I prefer pg too. Why not run old school pg amps? Ms and mps series are powerful, not to mention the ZPAs.


----------



## smgreen20 (Oct 13, 2006)

I'm a PG guy as well, but for your curiosity, I'd choose the Reference series. My second favorite SS amps.


----------



## quality_sound (Dec 25, 2005)

The original Rubicons are FAR AND AWAY better amps than the Refs.


----------



## minbari (Mar 3, 2011)

I dont know how this stacks up to the REF or Rubi series, but I have an older SA120 that must be 12 years old. Bought it used and it is still going strong. I use it on my HLCDs and it sounds really nice. $50 off ebay.


----------



## vwguy383 (Dec 4, 2008)

I would go with the rubicons. Of course the reference series is nice and legendary. The first generation rubicon are everything the reference was but with 100% better reliability!

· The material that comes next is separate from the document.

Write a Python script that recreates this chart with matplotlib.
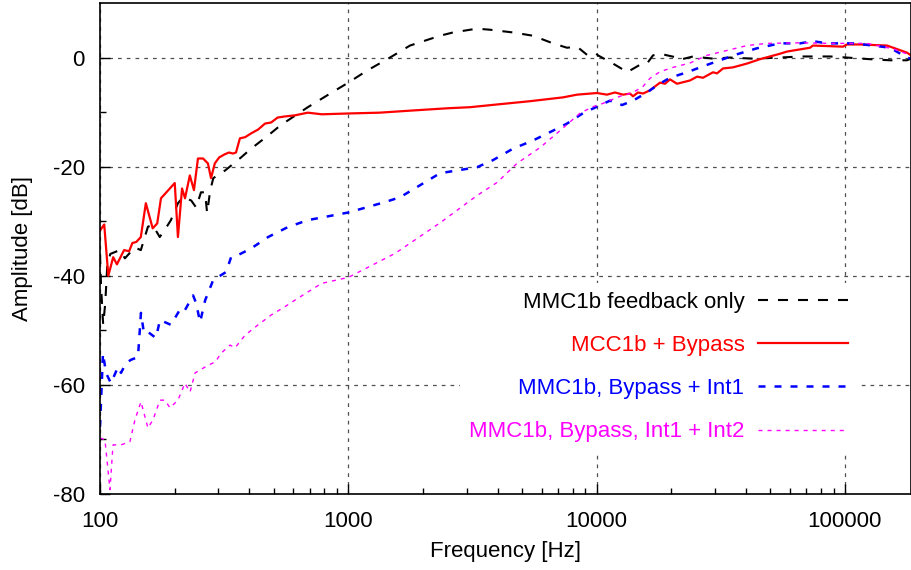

PG is also nice, but I love my SS.

Thanks
Justin


----------



## audiorailroad (Mar 6, 2007)

nothing wrong with original refs. my ref300 and 500 are still goin strong never been repaired


----------



## Complacent_One (Jul 2, 2009)

^ Agreed, the original Refs were nothing short of spectacular. The rubies were also fine amps, but not nearly as robust at the original Ref Line...not the wave soldered crap that came later of course.


----------